History of the Worthies
History of the Worthies

“ONE IS NOT MADE BUT BORN A POET”

FULLER, Thomas. The History of the Worthies of England. Endeavoured by Thomas Fuller, D.D. London: J[ohn]. G[rismond]. W. L. and W[illiam]. G[odbid]., 1662. Folio (8-1/2 by 12-1/2 inches), 18th-century full paneled calf rebacked, elaborately gilt-decorated spine, raised bands, red morocco spine label, marbled endpapers, gilt armorial centerpiece on covers. $2200.

First edition, with engraved frontispiece portrait of the author and featuring an early biography of Shakespeare, in nicely rebacked calf with armorial centerpieces.

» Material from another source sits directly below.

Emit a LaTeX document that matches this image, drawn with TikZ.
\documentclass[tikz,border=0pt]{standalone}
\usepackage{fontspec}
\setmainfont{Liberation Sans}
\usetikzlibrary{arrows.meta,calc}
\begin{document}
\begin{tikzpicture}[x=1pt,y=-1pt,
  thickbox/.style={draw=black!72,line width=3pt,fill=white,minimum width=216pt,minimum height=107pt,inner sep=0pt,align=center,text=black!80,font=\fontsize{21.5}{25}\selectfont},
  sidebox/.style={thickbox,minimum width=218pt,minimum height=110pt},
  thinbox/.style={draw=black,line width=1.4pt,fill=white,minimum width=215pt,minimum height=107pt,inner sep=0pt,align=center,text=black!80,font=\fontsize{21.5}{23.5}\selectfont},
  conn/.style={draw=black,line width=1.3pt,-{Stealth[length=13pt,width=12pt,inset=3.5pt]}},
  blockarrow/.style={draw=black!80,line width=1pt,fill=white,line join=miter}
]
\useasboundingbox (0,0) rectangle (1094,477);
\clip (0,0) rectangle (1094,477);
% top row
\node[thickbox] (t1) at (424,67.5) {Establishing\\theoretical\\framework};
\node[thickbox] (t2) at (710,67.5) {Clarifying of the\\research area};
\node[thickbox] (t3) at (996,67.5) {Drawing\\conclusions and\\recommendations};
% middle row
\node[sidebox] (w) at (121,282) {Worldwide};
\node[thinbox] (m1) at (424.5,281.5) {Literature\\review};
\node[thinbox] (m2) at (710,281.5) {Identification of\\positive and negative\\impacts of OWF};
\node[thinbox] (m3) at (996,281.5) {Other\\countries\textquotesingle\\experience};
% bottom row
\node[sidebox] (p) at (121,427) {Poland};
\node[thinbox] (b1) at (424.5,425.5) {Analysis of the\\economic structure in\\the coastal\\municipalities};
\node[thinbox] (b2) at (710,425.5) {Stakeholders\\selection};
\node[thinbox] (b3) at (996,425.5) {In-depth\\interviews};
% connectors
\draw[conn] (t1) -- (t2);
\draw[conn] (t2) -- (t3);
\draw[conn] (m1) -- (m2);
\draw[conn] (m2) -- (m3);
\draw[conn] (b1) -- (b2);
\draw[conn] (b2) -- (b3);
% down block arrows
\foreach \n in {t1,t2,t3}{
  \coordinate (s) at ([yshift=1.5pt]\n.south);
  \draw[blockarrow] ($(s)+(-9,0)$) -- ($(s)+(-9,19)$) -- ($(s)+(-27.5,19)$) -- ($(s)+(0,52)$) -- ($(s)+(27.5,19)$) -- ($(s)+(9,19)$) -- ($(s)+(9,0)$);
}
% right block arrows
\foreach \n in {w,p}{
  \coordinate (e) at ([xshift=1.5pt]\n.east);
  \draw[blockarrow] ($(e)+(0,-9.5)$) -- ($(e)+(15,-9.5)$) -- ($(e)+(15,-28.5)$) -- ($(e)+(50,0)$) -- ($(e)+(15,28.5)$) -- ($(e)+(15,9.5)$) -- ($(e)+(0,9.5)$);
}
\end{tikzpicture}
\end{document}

The Worthies of churchman and antiquarian Thomas Fuller appeared after his death in 1662, the fruits of much research; as he wrote, "My pains have been scattered all over the land, by riding, writing, going, sending, chiding, begging, praying and sometimes paying too, to procure manuscript material" (Drabble). The Worthies "is among other things a dictionary of national biography, a series of county histories, a topographical and historical gazetteer, a guide-book, and a dictionary of proverbs" (Bush, 233). It is also the source of many famous anecdotes, such as that of Sir Walter Raleigh laying down his cloak in a puddle so that Queen Elizabeth could walk across. In the section on Warwickshire is the fullest biography of Shakespeare that had been published at that time (three paragraphs in length): "He was an eminent instance of the truth of that Rule, Poeta non fit, sed nascitur, one is not made but born a Poet. Indeed his Learning was very little, so that as Cornish diamonds are not polished by any Lapidary, but are pointed and smoothed even as they are taken out of the Earth, so nature it self was all the art which was used upon him" (p. 126). Coleridge wrote that "next to Shakespeare, I am not certain whether Thomas Fuller, beyond all other writers, does not excite in me the sense and emotion of the marvelous … you will hardly find a page in which some one sentence out of every three does not deserve to be quoted for itself as a motto or as a maxim" (Allibone, I: 644). Wing, F2440. Pforzheimer, 391. Jaggard, 108. Bookplates, including that of Lord W. Kerr, likely of the long line of Kerrs who were marquesses of Lothian.

Interior clean, binding in excellent condition, handsomely rebacked.